Talking about her love for Burgo, for instance, Trollope’s Glencora says: “They told me he would ill-use me, and desert me—perhaps beat me. I do not believe it; but even though that should have been so, I regret it. It is better to have a false husband than to be a false wife.” Raven’s Glencora is less long-winded. “I would rather be beaten by Burgo Fitzgerald,” she says, “than kissed by any other man.” Perhaps Raven’s greatest liberty, however, has been his emphasis on the Pallisers, particularly Glencora, among the novels’ myriad families and alliances. Explains Raven: “The heroine of a television series must never be less than prominent.”

Sweat and Gibber. Raven, 49, is also a writer of mysteries and high-class potboilers (Friends in Low Places) that dwell on sex and intrigue among the upper classes. But he has been a dedicated Trollopian since his undergraduate days at Cambridge. Nevertheless, he spent six months “sweating and gibbering” before he found the right blueprint for the series, which he suggested. He would throw out Trollope’s character A as boring and superfluous —only to watch her turn up 700 pages later as someone essential to the denouement. Character B would be discarded, then put quickly back when it was obvious that B was the motivation behind C, who was so important that he could not conceivably be strong-armed into oblivion. “It was the same trouble with everyone I tried to get rid of,” Raven complains. “They all kept pushing themselves back in again for seemingly ungainsayable reasons.”

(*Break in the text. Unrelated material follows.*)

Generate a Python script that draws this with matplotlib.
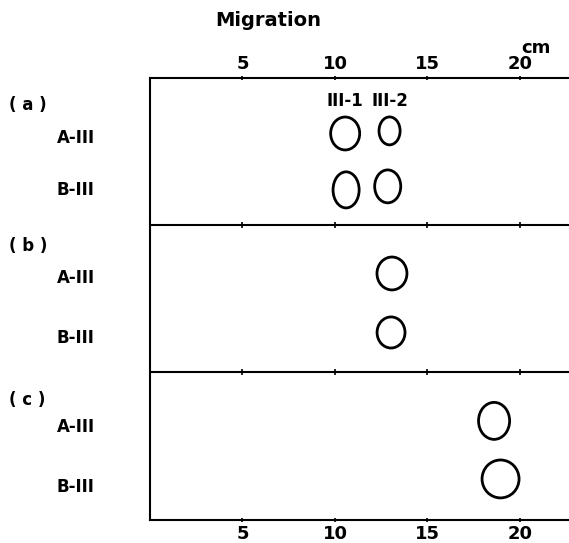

Susan Hampshire added her own dimension to Glencora. “I never forgave her for allowing herself to marry a man without love,” she says, “and I never came to terms with her for that reason. So I took a slight license, and I warmed up the relationship between them.” Despite previous Emmy Award-winning roles in other series—as Fleur Forsyte, Becky Sharp in Vanity Fair and Sarah Churchill in The First Churchills —Hampshire, 34, was still only the third candidate for Glencora. Pauline Collins, the saucy under-houseparlormaid Sarah of Upstairs, Downstairs, demanded more money than the producers wanted to pay, and Hayley Mills, the second choice, had just had a baby and felt she lacked energy for such a demanding role.

Susan Hampshire was an inspired choice. She moves so naturally and effortlessly through the role that it is hard to believe that she probably worked harder than anyone else in the cast. A childhood victim of dyslexia, she still has great difficulty reading. Such a long and involved screenplay was nothing less than agony. “It takes me ten times as long as everyone else to get it right,” she says. “When they’re blocking out the movements, I’m still struggling with the script.” Her efforts have paid off. The series has enabled Hampshire to get prime parts in the theater, her first love. She is concluding a West End run in Somerset Maugham’s The Circle.

The Pallisers has been good for Trollope as well. When it was shown in Britain, the program started a Trollope boomlet, and it may do the same thing in the U.S. An early American admirer, Nathaniel Hawthorne, once wrote that Trollope’s novels had “the strength of beef and the inspiration of ale.” After a steady diet of TV gruel, Americans may find The Pallisers nutritious fare indeed.